■ WHAT TO DO ■
Find out how many lines of the material contain the string "document" and give only that figure.

■ RECORDED INFORMATION ■
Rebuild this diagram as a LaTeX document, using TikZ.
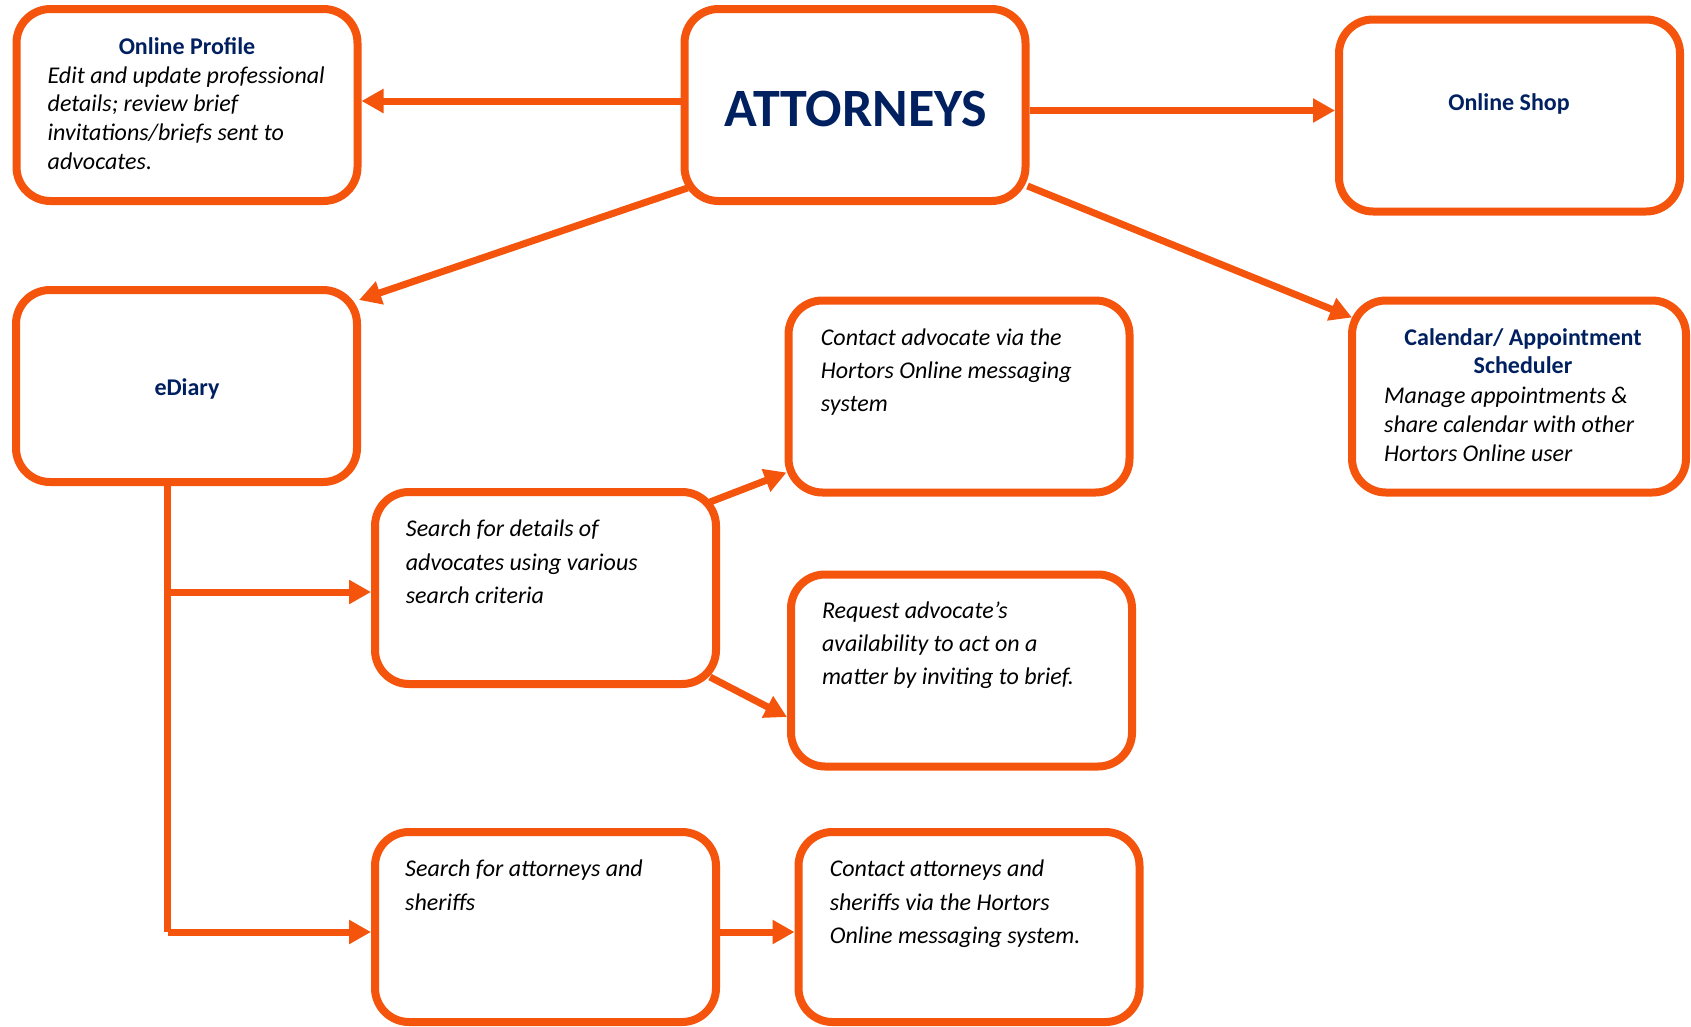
* * *
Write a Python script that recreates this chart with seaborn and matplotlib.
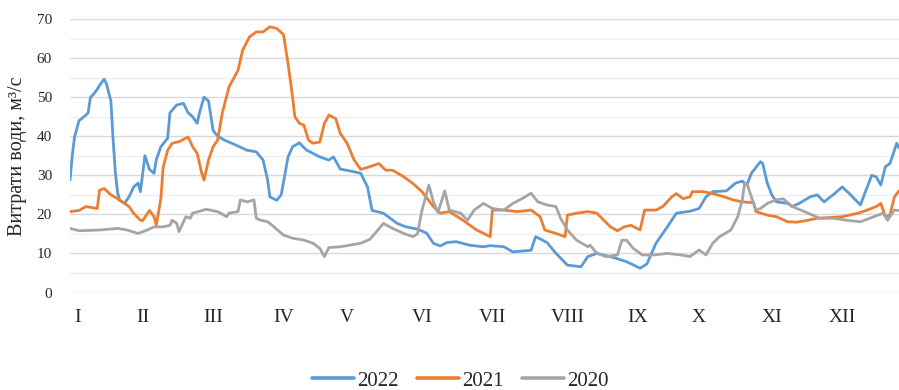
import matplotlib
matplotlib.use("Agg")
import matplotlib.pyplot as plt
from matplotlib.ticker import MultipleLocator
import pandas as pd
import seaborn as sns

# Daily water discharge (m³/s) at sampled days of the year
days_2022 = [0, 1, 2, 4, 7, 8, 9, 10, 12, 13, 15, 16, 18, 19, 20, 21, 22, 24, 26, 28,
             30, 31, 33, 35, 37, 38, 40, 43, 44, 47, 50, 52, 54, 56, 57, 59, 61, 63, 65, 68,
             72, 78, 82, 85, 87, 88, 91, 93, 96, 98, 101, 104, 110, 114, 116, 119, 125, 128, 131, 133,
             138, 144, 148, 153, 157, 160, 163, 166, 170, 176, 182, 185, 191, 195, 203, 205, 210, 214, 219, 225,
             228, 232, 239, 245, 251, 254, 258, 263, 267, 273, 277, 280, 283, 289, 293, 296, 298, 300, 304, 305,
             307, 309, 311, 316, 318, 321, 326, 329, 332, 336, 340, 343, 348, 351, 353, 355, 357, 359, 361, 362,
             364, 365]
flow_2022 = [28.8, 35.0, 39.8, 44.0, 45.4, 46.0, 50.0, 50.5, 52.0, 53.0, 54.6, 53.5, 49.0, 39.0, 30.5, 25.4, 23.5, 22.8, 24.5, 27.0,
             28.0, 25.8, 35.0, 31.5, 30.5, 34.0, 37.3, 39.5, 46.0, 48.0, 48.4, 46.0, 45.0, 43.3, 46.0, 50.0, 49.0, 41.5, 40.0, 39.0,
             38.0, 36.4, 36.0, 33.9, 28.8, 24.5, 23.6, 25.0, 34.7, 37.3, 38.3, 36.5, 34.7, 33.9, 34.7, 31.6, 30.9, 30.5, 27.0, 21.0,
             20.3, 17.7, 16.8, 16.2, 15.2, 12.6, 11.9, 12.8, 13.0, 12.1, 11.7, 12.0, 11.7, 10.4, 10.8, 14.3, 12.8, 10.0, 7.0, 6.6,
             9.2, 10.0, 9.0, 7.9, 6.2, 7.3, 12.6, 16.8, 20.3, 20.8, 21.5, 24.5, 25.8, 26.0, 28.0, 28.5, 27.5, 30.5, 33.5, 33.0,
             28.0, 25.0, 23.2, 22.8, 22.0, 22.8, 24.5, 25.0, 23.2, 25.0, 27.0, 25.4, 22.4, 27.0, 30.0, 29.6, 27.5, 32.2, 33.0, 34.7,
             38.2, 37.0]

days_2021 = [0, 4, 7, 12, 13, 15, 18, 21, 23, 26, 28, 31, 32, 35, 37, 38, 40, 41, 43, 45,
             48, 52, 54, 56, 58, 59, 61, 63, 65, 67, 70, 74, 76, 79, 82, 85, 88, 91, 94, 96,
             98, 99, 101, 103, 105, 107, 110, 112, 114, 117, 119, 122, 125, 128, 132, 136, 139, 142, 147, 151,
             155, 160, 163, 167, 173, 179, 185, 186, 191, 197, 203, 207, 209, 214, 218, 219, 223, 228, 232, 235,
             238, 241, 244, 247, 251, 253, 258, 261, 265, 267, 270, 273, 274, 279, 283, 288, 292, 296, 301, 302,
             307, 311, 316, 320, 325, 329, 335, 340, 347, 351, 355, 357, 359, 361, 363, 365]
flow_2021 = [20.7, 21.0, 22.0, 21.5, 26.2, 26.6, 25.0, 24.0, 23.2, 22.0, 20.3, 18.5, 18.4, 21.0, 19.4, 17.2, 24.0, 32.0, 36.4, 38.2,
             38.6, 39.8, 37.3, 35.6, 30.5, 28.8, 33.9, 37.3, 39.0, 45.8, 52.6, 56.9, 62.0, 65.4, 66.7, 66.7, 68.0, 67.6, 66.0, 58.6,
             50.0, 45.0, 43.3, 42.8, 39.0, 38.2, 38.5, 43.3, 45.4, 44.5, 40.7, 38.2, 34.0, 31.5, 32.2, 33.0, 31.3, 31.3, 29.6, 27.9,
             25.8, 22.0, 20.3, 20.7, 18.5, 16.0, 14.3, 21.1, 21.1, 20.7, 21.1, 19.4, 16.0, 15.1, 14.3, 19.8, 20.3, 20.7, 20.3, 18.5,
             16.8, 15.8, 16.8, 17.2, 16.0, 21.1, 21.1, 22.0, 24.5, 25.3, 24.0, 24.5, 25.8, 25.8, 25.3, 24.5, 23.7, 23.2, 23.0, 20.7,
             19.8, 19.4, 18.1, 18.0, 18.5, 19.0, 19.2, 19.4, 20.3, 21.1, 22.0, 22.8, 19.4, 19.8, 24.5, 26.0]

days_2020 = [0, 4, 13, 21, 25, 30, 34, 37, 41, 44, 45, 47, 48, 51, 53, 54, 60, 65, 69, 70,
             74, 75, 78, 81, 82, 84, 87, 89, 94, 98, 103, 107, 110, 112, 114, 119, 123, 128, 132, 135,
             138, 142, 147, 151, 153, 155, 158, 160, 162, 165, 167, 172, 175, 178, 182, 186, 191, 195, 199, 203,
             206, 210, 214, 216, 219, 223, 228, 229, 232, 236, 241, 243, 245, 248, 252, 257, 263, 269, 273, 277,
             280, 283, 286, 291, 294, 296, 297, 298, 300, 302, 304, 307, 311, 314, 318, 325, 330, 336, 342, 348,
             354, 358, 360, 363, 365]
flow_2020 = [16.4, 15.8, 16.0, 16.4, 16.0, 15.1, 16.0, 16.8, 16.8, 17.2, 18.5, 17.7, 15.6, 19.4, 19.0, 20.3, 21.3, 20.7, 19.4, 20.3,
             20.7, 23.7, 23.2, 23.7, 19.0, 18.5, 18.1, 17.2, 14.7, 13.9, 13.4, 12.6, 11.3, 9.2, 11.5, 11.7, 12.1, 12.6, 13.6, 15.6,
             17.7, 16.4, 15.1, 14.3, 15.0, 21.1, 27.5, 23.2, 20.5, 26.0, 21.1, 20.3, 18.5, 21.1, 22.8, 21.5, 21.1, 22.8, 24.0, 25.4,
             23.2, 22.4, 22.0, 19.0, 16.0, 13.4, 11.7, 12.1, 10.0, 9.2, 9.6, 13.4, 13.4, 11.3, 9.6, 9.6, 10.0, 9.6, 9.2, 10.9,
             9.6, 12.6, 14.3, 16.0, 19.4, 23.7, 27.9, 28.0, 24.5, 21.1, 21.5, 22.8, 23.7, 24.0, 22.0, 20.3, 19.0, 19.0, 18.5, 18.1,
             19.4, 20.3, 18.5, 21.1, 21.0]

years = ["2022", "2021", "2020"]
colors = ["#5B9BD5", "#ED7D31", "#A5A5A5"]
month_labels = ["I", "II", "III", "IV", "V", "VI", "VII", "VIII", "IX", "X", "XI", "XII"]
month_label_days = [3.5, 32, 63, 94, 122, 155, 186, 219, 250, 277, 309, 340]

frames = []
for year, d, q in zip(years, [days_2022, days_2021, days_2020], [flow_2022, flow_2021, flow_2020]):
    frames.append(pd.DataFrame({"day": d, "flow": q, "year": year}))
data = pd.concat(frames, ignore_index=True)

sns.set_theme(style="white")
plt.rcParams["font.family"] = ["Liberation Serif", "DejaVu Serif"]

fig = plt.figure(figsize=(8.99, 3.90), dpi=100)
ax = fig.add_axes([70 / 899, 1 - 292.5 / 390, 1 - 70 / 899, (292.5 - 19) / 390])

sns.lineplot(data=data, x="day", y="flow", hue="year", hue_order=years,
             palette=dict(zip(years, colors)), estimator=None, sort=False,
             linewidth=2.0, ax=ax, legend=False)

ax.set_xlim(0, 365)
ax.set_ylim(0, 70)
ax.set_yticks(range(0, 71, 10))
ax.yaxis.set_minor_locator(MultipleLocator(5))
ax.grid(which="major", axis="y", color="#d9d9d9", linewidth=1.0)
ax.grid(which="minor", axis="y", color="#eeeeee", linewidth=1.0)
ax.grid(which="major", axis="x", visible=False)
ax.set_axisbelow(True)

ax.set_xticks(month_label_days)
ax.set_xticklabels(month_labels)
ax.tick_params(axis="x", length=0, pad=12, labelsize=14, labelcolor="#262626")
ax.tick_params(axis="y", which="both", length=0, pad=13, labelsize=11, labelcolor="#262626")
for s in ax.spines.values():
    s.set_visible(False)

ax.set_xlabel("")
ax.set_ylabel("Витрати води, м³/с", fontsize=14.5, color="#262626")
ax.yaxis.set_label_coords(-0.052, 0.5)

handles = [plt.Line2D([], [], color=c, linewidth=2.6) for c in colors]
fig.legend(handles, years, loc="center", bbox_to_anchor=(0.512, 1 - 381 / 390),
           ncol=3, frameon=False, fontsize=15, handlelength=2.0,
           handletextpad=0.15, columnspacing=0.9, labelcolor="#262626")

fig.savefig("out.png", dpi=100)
---
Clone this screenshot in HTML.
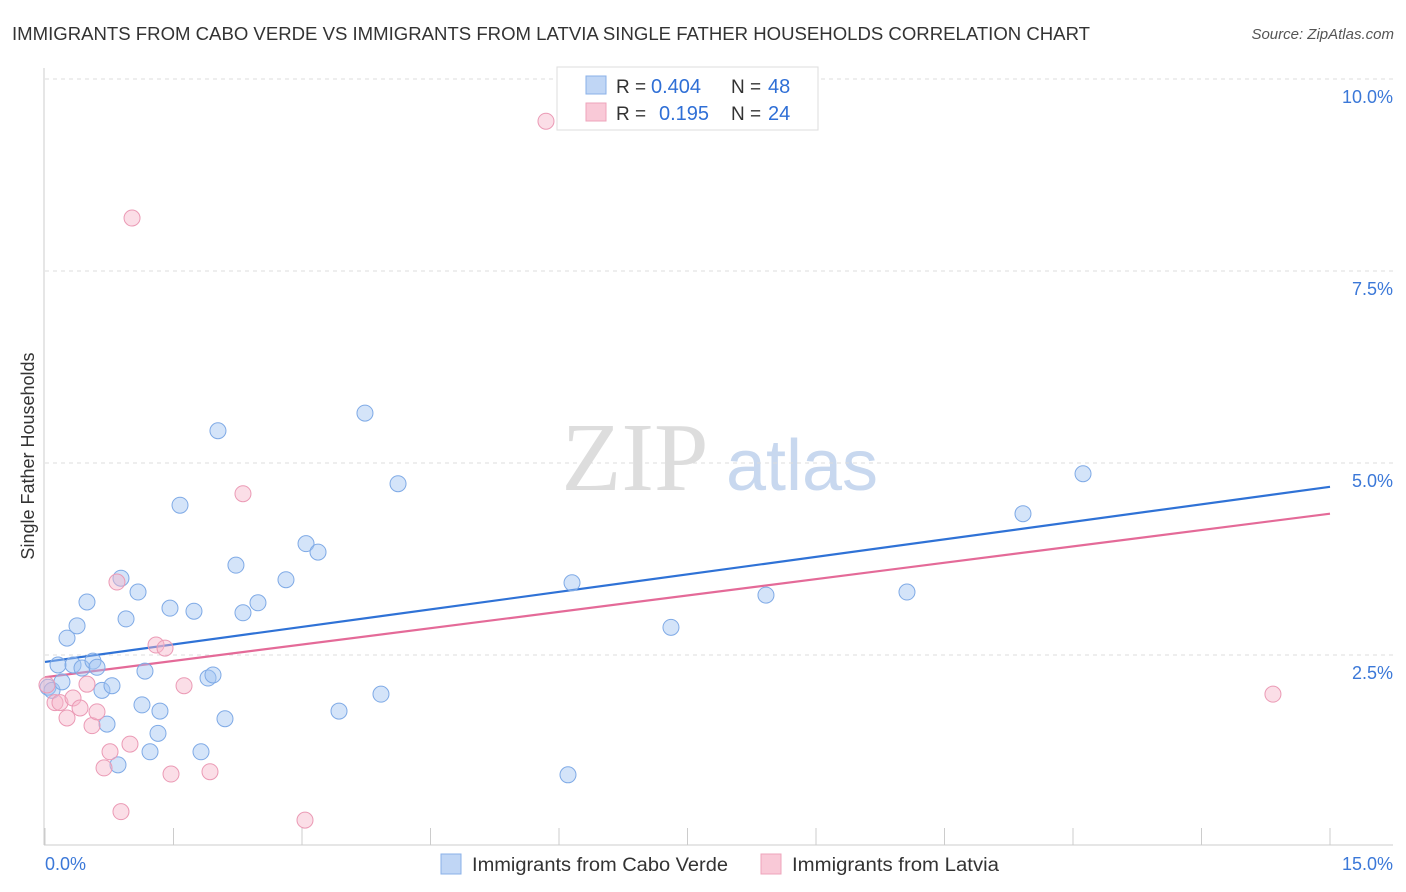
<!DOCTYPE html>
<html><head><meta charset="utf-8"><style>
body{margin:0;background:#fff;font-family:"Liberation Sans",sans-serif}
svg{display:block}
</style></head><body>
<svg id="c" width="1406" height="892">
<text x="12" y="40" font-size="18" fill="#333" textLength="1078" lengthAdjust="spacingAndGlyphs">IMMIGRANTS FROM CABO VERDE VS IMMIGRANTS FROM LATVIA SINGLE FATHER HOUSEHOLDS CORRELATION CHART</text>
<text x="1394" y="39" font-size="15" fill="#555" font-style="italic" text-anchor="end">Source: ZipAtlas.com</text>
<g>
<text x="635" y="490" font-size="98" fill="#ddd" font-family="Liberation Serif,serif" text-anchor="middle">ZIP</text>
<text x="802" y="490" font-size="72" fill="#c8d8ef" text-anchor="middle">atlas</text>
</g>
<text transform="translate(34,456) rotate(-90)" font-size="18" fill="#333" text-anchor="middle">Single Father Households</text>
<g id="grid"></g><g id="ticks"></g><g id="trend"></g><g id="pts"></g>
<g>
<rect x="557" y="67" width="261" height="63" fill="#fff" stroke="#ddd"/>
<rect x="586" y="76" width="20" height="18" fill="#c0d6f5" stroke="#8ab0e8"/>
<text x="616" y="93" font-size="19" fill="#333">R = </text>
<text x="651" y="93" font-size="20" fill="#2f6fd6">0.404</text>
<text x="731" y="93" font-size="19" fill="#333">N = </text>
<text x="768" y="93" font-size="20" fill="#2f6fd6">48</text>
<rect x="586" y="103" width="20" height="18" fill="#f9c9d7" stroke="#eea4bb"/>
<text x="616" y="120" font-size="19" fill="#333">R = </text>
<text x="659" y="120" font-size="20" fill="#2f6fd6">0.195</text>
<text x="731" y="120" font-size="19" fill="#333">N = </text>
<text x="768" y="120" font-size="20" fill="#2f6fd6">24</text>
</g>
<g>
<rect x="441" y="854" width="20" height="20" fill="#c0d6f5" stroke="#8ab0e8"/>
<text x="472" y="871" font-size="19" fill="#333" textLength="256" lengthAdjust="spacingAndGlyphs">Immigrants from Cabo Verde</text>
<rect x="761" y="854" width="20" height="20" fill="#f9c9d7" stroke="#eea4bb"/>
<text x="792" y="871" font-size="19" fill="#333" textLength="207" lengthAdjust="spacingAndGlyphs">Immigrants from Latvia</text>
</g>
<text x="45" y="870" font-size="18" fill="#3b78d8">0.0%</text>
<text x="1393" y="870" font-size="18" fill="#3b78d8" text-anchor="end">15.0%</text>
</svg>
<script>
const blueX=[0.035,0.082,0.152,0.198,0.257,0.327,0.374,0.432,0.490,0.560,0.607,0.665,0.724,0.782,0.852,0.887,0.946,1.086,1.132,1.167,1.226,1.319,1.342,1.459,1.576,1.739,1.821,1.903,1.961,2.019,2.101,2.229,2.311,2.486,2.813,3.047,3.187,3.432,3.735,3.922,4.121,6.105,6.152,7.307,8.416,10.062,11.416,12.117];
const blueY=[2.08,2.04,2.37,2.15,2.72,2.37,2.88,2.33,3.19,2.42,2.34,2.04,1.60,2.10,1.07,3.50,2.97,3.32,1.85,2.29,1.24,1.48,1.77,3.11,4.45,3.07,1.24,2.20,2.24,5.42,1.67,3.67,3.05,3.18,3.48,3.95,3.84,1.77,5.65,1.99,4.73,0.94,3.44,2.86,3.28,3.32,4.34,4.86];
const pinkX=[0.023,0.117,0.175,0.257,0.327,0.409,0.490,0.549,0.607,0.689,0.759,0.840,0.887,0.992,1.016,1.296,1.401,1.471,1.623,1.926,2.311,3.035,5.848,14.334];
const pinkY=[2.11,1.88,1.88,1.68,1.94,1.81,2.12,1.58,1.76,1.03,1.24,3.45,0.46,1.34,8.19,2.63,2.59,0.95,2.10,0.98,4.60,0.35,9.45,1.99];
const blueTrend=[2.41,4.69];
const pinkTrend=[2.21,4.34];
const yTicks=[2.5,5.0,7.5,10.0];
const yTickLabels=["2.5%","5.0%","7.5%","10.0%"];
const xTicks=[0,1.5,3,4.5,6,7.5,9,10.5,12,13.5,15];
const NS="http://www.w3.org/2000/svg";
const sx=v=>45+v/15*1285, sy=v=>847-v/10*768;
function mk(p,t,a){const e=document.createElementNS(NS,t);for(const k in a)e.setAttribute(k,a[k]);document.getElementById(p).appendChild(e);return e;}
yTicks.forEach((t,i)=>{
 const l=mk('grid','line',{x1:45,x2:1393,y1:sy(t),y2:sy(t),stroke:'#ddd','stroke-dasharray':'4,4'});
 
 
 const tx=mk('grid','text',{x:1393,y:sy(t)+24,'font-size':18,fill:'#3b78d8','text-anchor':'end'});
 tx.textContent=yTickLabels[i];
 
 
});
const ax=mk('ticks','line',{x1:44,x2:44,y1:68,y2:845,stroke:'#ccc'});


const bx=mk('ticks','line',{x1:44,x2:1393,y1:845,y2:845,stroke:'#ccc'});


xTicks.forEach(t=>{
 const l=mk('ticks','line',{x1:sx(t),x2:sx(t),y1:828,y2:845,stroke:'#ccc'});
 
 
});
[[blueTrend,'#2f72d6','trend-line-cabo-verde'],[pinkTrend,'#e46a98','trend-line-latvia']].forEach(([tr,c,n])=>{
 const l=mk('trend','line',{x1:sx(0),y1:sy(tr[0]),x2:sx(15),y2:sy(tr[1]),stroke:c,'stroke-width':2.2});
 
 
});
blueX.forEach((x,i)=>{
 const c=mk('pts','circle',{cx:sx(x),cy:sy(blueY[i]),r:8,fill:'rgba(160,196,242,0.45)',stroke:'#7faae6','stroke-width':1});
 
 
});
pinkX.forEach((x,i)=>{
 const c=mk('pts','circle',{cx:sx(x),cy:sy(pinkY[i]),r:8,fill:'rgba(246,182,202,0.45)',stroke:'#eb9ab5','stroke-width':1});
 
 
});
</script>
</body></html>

■ SOLUTION TO THE EXERCISE ■
2